L'usine Arkema de Saint-Menet à Marseille est classée Seveso seuil haut. 300 foyers situés dans un rayon de 450 mètres autour de l'usine possèdent une pièce de confinement en cas de nuage toxique. Le maigre joint en mousse placé autour de la porte ne parvient pas à rassurer les habitants.
L'incendie de l'usine Lubrizol a ravivé les inquiétudes. A Marseille, aux alentours de l'usine de pétrochimie Arkema à Saint-Menet, les habitants ne se sentent pas en sécurité.
Classée Seveso seuil haut, l'usine Arkema créée en 1955 produit de l'acide amino undécanoïque. L'acide en question n'est pas inquiétant mais les substances chimiques stockées dans l'usine sont potentiellement dangereuses : du brome, du chlore et de l'amoniaque.
Un Plan de Prévention des Risques Technologiques (PPRT) a été approuvé en 2013 sur ce cite pour éviter les risques toxiques, les risques d'incendie et les risques d'explosion. La loi sur le PPRT date de 2003, en réaction à la catastrophe de l'explosion de l'usine AZF en 2001.
Des "pièces de confinement" ont ainsi été installées au sein de 347 logements dans un rayon de 450 mètres autour de l'usine. Ces travaux, estimés à 15.000 euros, devaient être initialement à la charge des particuliers.
Ils n'ont coûté finalement en moyenne que 1600 euros par logement, à la charge de l'usine et des collectivités locales. Ce grâce à l'appui de Valérie Boyer, députée et maire du 6e secteur de Marseille, qui a réussi à obtenir par son amendement la prise en charge totale de ces frais supplémentaires.
Un confinement "très léger"
Concrêtement, les habitations ont été dotées en 2015 d'une pièce de mise à l'abri, "particulièrement étanche", selon le Programme d'accompagnement des risques industriels (PARI). Dans les faits, les habitants sont sceptiques.Lucien Calenzo habite depuis 30 ans à 300 mètres de l'usine Arkema. Dans sa maison, la pièce de confinement choisie par les experts est la "plus éloignée" de l'usine. Le joint en mousse très mince "que l'on voit dans n'importe quel magasin de bricolage" et la plinthe au bas de la porte de la pièce le font sourire. "C'est très léger comme confinement", ajoute Annie, son épouse, avec ironie.
Lucien et Annie nous ont ouvert leur porte :
Des aménagements aux normes PPRT
Myriam Janin, présidente du Comité d'intérêt de quartier (CIQ) de La Millière a suivi l'installation de ces pièces et tente d'apaiser les inquiétudes. "Par rapport à la loi et aux normes de sécurité, il faut que les personnes puissent rester deux heures dans cette pièce sans que l'air ne rentre le temps que les secours arrivent"."Avec un double vitrage et des portes qui ferment correctement, il n'y a besoin que de peu d'installations, et c'est le cas de Lucien et Annie Calenzo", explique-t-elle. En revanche pour les maisons anciennes, les travaux ont été bien plus importants.

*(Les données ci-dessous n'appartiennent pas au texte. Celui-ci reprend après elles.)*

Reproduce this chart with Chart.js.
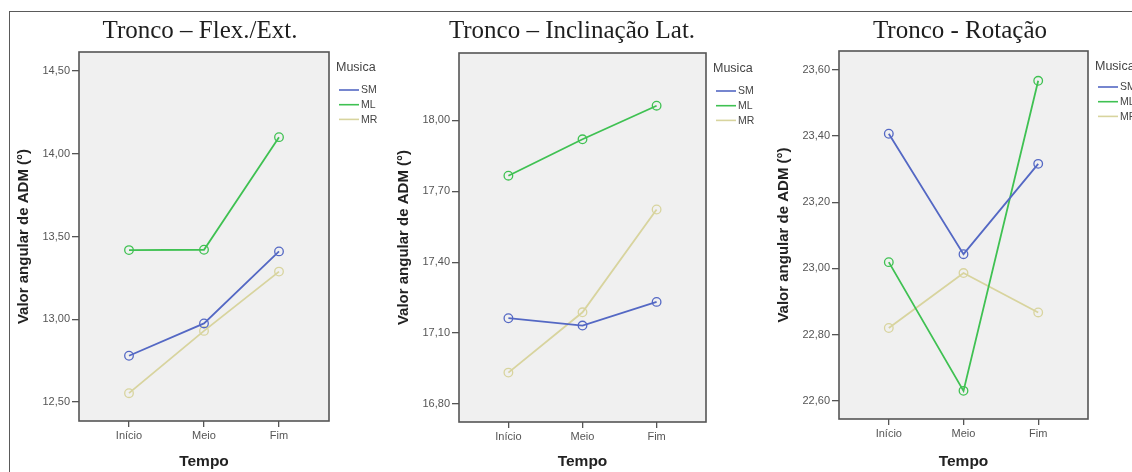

Myriam Janin souligne de plus la particularité des gaz lourds utilisés dans l'usine Akema : "S'il y avait une émanation de gaz, ils ne monteraient même pas jusqu'au domicile de Lucien Calenzo. Le gaz va rester dans la vallée puis se dissiper par le vent s'il y en a, en amont ou en aval".
Enfin, face à la crainte d'une catastrophe comme celle de Lubrizol, Myriam Janin temporise : "A Arkema, il n'y a pas de matières aussi dangereuses que celles qui ont brûlé à Rouen. Donc pas de risques d'explosion."
Des pièces de confinement qui portent mal leur nom
Myriam Janin se souvient des premières réunions avec les habitants en 2009 : "Ca a été terrible ! Quand vous annoncez cela à des gens, qu'ils vont avoir à payer alors qu'ils étaient là avant l'usine et qu'en plus ils doivent faire une pièce de confinement, et que leur bien va être dévalorisé..."Le problème, c'est d'appeler ça "pièce de confinement", ça fait peur à tout le monde ! Ca a été très mal présenté.
La confusion des riverains viendrait donc du nom alarmant donné aux pièces hermétiques et de l'écart entre l'envergure de l'opération de sécurisation via le PPRT et les résultats visibles chez eux. Myriam Janin de conclure : "C'est toute la stratégie qui a été mal pensée".